The day The Queen drove a tube train! Images released for 150th anniversary of London Underground

Updated: January 9, 2013
The Queen drives a tube train in 1969

THESE historic images have been released to celebrate 150 years of life on the London Underground … including the day The Queen drove a tube train!

The fascinating photos are from the archive of newsreel company British Pathe, which has published a commemorative gallery to coincide with the anniversary of the opening of the tube in 1863.

The footage includes film of The Queen opening the new Victoria Line in 1969, during which Her Majesty took to the controls of a train at Green Park, the nearest stop to Buckingham Palace.
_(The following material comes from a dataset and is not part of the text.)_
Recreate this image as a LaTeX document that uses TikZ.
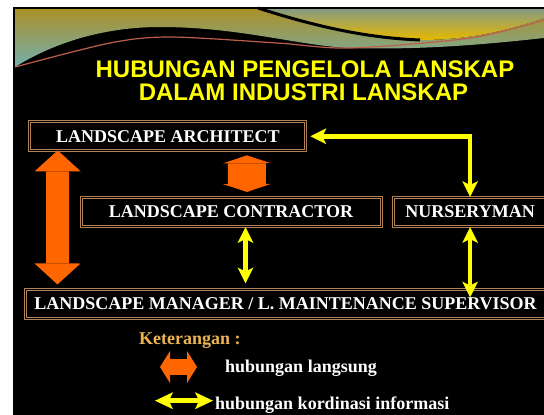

Her majesty makes the return journey

Her majesty makes the return journey

A plummy-voiced British Pathe narrator told newsreel viewers: “Deep under London a new section of the Victoria Line rumbled into service.

“Her Majesty inspected the automatic controls of one of the line’s 34 silver trains, then pressed the buttons which sent the loco in motion. That’s all the driver has to do. Computers do the rest.

“The Queen stayed at the controls for the short journey between Green Park and Oxford Circus.

Her Majesty was later filmed relaxing in a carriage as the newscaster adds: “Accompanied by officials, The Queen then made the return journey in one of the bright modern coaches.”

The Queen was also shown riding on an escalator after inspecting brand new automatic ticket machines. It was the second time The Queen had been on a tube, having previously visited the London Underground during her teens.

The Royal images are among hundreds of photos and videos which British Pathe is showing in an online gallery on its website at

They include a newsreel from 1944, which tells how women known as ‘Fluffies’ were employed to clean underground train tunnels during the night.

The images show women crawling on their hands and knees and cleaning between the tracks as a man supervises.

A narrator explains that the women start work after passengers on the last train home have “fraternised freely in an atmosphere of tobacco smoke and hops.”

The narrator adds: “These are the Missus Mops of the Underground: the women who dry clean the miles of tunnel in our vast subterranean railway system.”

The Queen on an escalator

The Queen on an escalator

There are also poignant images of Brits bedding down in tube stations for shelter during The Blitz, when London came under attack from the Luftwaffe.

A British Pathe source said: “There are some wonderful films in the archive on women war workers cleaning the tube lines at night – it doesn’t look fun.

“There’s also coverage of new construction and the alterations made to the tunnels during the Blitz, all of which makes for fascinating viewing.”

Another early photo shows London’s famous statue Eros being temporarily dismantled during building work on the tube at Piccadilly Circus in 1925.

Another clip from 1946 shows men in bowler hats riding a new section of the Central Line from Liverpool Street to Stratford, a route that was to play a key role in The London 2012 Olympics more than 60 years later.